• [What the exercise asks]:
Go through the listing and return every line with "matplotlib" in it.

• [Data segment]:
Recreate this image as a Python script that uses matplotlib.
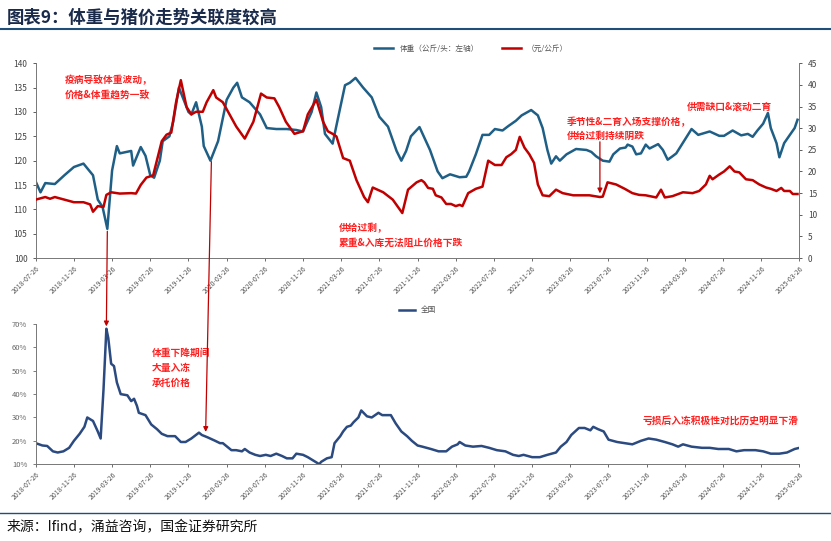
import matplotlib
matplotlib.use("Agg")
import matplotlib.pyplot as plt
from matplotlib.patches import ConnectionPatch
from matplotlib.lines import Line2D

plt.rcParams["font.family"] = ["Noto Sans CJK SC", "DejaVu Sans"]

# ---------------- data (x = months since 2018-07-26) ----------------
tick_labels = ["2018-07-26","2018-11-26","2019-03-26","2019-07-26","2019-11-26","2020-03-26",
               "2020-07-26","2020-11-26","2021-03-26","2021-07-26","2021-11-26","2022-03-26",
               "2022-07-26","2022-11-26","2023-03-26","2023-07-26","2023-11-26","2024-03-26",
               "2024-07-26","2024-11-26","2025-03-26"]

weight_m = [0,0.5,1,2,3,4,5,6,6.5,7,7.5,8,8.5,8.8,10,10.2,11,11.5,12,12.4,13,13.3,14,14.4,15,16,16.3,16.8,
            17.4,17.6,18.3,19.1,20,20.7,21.1,21.6,22.4,23.5,24.2,25.2,26.3,27.3,28,28.9,29.4,29.9,30.3,31.1,
            31.8,32.4,32.9,33.5,34.3,35.2,36,36.9,37.8,38.3,38.8,39.3,40.2,41.3,42.1,42.6,43.4,44.4,45.1,45.4,
            46.1,46.8,47.5,48.1,48.9,49.5,50.3,50.9,51.9,52.6,53.1,53.6,54,54.5,54.9,55.6,56.6,57.7,58.2,58.7,
            59.4,60.1,60.5,61.2,61.8,62,62.5,62.9,63.4,63.9,64.3,65.2,65.7,66.2,66.7,67.1,67.9,68.7,69.4,70.6,
            71.6,72.1,73,73.9,74.6,75.1,75.6,76.2,76.7,77,77.6,77.9,78.4,79,79.5,79.8]
weight = [115.7,113.5,115.4,115.2,117,118.7,119.4,117,112,110.5,106,118,123,121.5,122,119,122.8,121,117,116.5,
          120,124,125,128,135,130,129.5,132,127,123,120,124,132.5,135,136,133,132,129.5,126.7,126.5,126.5,126.3,
          126,130,134,131,125.5,123.5,130,135.5,136,137,135,133,129,127,122,120,122,125,126.9,122.2,117.8,116.4,
          117.2,116.6,116.7,117.8,121.3,125.3,125.3,126.5,126.2,127.1,128.2,129.3,130.4,129.3,126.7,122.2,119.4,
          120.9,120,121.3,122.4,122.2,121.8,120.9,120,119.8,121.3,122.5,122.7,123.3,122.9,121.3,121.5,123.3,
          122.5,123.4,122.2,120.2,120.9,121.5,124,126.5,125.3,126,125.1,125.1,126.2,125.2,125.5,124.9,126.2,
          127.6,129.8,126.7,123.6,120.7,123.6,125.3,126.7,128.4]

price_m = [0,1,1.5,2,3,4,5,5.7,6,6.5,7.1,7.4,7.9,8.8,10,10.5,11,11.6,12.3,13.2,13.7,14.2,14.7,15.2,15.8,16.3,
           16.8,17.5,17.9,18.6,18.9,19.6,20.3,21,21.9,22.8,23.6,24.2,25,25.5,26.2,27.1,28,28.5,29.4,30.1,30.6,
           31.1,31.5,32.2,32.9,33.6,34.4,34.8,35.3,36.4,37.4,38.4,39,39.9,40.4,40.7,41.1,41.6,41.9,42.5,43,43.5,
           44,44.4,44.7,45.3,46.1,46.8,47.4,48.1,48.8,49.3,49.8,50.3,50.7,51.2,51.7,52.2,52.6,53.1,53.8,54.5,
           55.2,56.3,57,58,59.1,59.4,59.9,60.8,61.7,62.5,63.2,63.9,65,65.5,65.9,66.7,67.8,68.8,69.5,70.2,70.6,
           70.9,71.6,72.1,72.7,73.2,73.7,74.4,75.1,75.8,76.5,77,77.6,78.1,78.4,79,79.3,79.8]
price = [13.5,14.1,13.7,14.1,13.5,12.9,12.9,12.4,10.7,12.0,11.8,14.6,15.2,14.9,15.0,14.9,16.9,18.6,19.1,27,28.5,
         29.0,36,41.1,34.9,33.2,33.8,33.8,36,38.8,37.1,36,33.2,30.4,27.6,31.5,38.0,37.1,36.9,34.9,31.5,28.7,29.3,
         33.2,36.6,31.5,29.3,28.7,28.1,23.1,22.5,18,14.1,12.9,16.3,15.2,13.5,10.4,15.8,17.5,18,17.5,16.2,16,14.5,
         14,12.5,12.5,12,12.3,12,15,16,16.5,22.5,21.5,21.5,23.3,24,25,28,25.5,24,22,17,14.5,14.3,15.8,15,14.5,
         14.5,14.5,14.1,14.2,17.5,17,16,15,14.6,14.5,14,15.8,14,14.3,15.2,15,15.5,17,19,18.2,19.3,20,21.2,20,
         19.8,18.2,18,17,16.3,16,15.5,16.2,15.5,15.5,14.8,14.8]

frozen_m = [0,0.7,1.2,1.8,2.3,2.9,3.5,4,4.6,5.1,5.4,6,6.5,6.8,7.1,7.4,7.6,7.9,8.2,8.5,8.9,9.6,10,10.3,10.6,10.8,
            11.5,12.1,12.7,13.2,13.8,14.6,15.2,15.7,16.3,17.1,17.4,18,18.8,19.3,19.6,20.2,20.5,21,21.6,21.9,22.4,
            23,23.5,24.1,24.6,25.2,25.8,26.3,26.9,27.3,28,28.5,29.1,29.7,29.9,30.5,31,31.3,31.9,32.2,32.6,33,33.3,
            33.8,34.1,34.7,35.2,35.9,36.3,37.2,37.7,38.3,38.9,39.4,40,40.5,41.4,42.2,43,43.6,44.2,44.4,45,45.8,
            46.7,47.5,48.3,49.2,50,50.6,51.1,52,52.8,53.6,54.5,55,55.6,56.1,56.9,57.5,58.1,58.4,58.9,59.5,60,60.9,
            61.7,62.5,63.4,64.2,65,65.9,66.7,67.3,67.8,68.7,69.8,70.6,71.5,72.6,73.4,74.2,75.4,76.2,77,77.9,78.7,
            79.5,80]
frozen = [19,18,17.8,15.5,15,15.5,17,20,23,26,30,28.5,24,21,42,68,64,53,52,45,40,39.5,37,38,35,32,31,27,25,23,22,
          22,19.5,19.5,21,23.5,22.5,21.5,20,19,19,17,16,16,15.5,16.5,15,14,13.5,14,13.5,14.5,13.5,12.5,12.5,14.5,
          14,13,11.5,10,11,12.5,13,19,22,24,26,26.5,28,30,33,30.5,30,32,31,31,27.5,24,22,20,18,17.5,16.5,15.5,15.5,
          17.5,18.5,19.5,18,17.5,17.8,17,16,15.5,14,13.5,14,13,13,14,15,17.5,19.5,22.5,25.5,25.5,24.5,26,25,24,
          20.5,19.5,19,18.5,20,21,20.5,19.5,18.5,17.5,18.5,17.5,17,17,16.5,16.5,15.5,16,16,15.5,14.5,14.5,15,16.5,17]

BLUE = "#1f5f86"
RED = "#c00000"
NAVY = "#2b4a80"
ANN = "#ff2020"

fig = plt.figure(figsize=(8.31, 5.41), dpi=100)

# Title and frame lines
fig.text(0.008, 0.968, "图表9：体重与猪价走势关联度较高", fontsize=12.5, fontweight="bold",
         style="italic", color="#1a2a4a", va="center")
fig.add_artist(Line2D([0.0, 1.0], [0.946, 0.946], color="#1f4e79", lw=1.5))
fig.add_artist(Line2D([0.0, 1.0], [0.052, 0.052], color="#1f4e79", lw=1.0))
fig.text(0.008, 0.026, "来源：Ifind，涌益咨询，国金证券研究所", fontsize=10, color="#111111", va="center")

xticks = [4 * i for i in range(len(tick_labels))]

def style_x(ax):
    ax.set_xlim(0, 80)
    ax.set_xticks(xticks)
    ax.set_xticklabels(tick_labels, rotation=45, ha="right", fontsize=5, color="#555555",
                       rotation_mode="anchor")
    ax.tick_params(axis="x", length=2.5, color="#555555", width=0.6, pad=2)
    for s in ["top", "right"]:
        ax.spines[s].set_visible(False)
    for s in ax.spines.values():
        s.set_color("#777777")
        s.set_linewidth(0.7)

# ---------------- top chart ----------------
ax1 = fig.add_axes([0.043, 0.523, 0.919, 0.360])
ax2 = ax1.twinx()
l1, = ax1.plot(weight_m, weight, color=BLUE, lw=1.8)
l2, = ax2.plot(price_m, price, color=RED, lw=1.8)
ax1.set_ylim(100, 140)
ax1.set_yticks(range(100, 141, 5))
ax2.set_ylim(0, 45)
ax2.set_yticks(range(0, 46, 5))
style_x(ax1)
ax2.spines["top"].set_visible(False)
ax2.spines["left"].set_visible(False)
ax2.spines["bottom"].set_visible(False)
ax2.spines["right"].set_color("#777777")
ax2.spines["right"].set_linewidth(0.7)
ax1.tick_params(axis="y", labelsize=6, colors="#444444", length=2.5, width=0.6)
ax2.tick_params(axis="y", labelsize=6, colors="#444444", length=2.5, width=0.6)
ax1.legend([l1, l2], ["体重（公斤/头：左轴）", "（元/公斤）"], loc="lower center",
           bbox_to_anchor=(0.57, 1.02), ncol=2, frameon=False, fontsize=5.5,
           handlelength=2.5, columnspacing=3, labelcolor="#555555")

ax1.text(0.038, 0.94, "疫病导致体重波动，\n价格&体重趋势一致", transform=ax1.transAxes,
         fontsize=7, color=ANN, va="top", fontweight="bold", linespacing=1.5)
ax1.text(0.397, 0.18, "供给过剩，\n累重&入库无法阻止价格下跌", transform=ax1.transAxes,
         fontsize=7, color=ANN, va="top", fontweight="bold", linespacing=1.5)
ax1.text(0.695, 0.725, "季节性&二育入场支撑价格，\n供给过剩持续阴跌", transform=ax1.transAxes,
         fontsize=7, color=ANN, va="top", fontweight="bold", linespacing=1.5)
ax1.text(0.853, 0.805, "供需缺口&滚动二育", transform=ax1.transAxes,
         fontsize=7, color=ANN, va="top", fontweight="bold")
ax2.annotate("", xy=(59.1, 14.3), xytext=(59.1, 27.5),
             arrowprops=dict(arrowstyle="-|>", color="#c00000", lw=0.9, mutation_scale=7))

# ---------------- bottom chart ----------------
ax3 = fig.add_axes([0.043, 0.142, 0.919, 0.259])
l3, = ax3.plot(frozen_m, frozen, color=NAVY, lw=1.8)
ax3.set_ylim(10, 70)
ax3.set_yticks(range(10, 71, 10))
ax3.set_yticklabels([f"{v}%" for v in range(10, 71, 10)])
style_x(ax3)
ax3.tick_params(axis="y", labelsize=5.5, colors="#666666", length=2.5, width=0.6)
ax3.legend([l3], ["全国"], loc="lower center", bbox_to_anchor=(0.5, 1.02), frameon=False,
           fontsize=5.5, handlelength=2, labelcolor="#555555")
ax3.text(0.152, 0.83, "体重下降期间\n大量入冻\n承托价格", transform=ax3.transAxes,
         fontsize=7, color=ANN, va="top", fontweight="bold", linespacing=1.6)
ax3.text(0.795, 0.31, "亏损后入冻积极性对比历史明显下滑", transform=ax3.transAxes,
         fontsize=7, color=ANN, va="center", fontweight="bold")

# connecting arrows from top to bottom
for (xa, ya, xb, yb) in [(7.5, 105.5, 7.4, 69), (18.4, 119.8, 17.8, 23.8)]:
    cp = ConnectionPatch(xyA=(xa, ya), coordsA=ax1.transData, xyB=(xb, yb), coordsB=ax3.transData,
                         arrowstyle="-|>", color="#c00000", lw=0.9, mutation_scale=7)
    fig.add_artist(cp)

fig.savefig("out.png", dpi=100, facecolor="white")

• [Exercise response]:
Recreate this image as a Python script that uses matplotlib.
import matplotlib
matplotlib.use("Agg")
import matplotlib.pyplot as plt
from matplotlib.patches import ConnectionPatch
from matplotlib.lines import Line2D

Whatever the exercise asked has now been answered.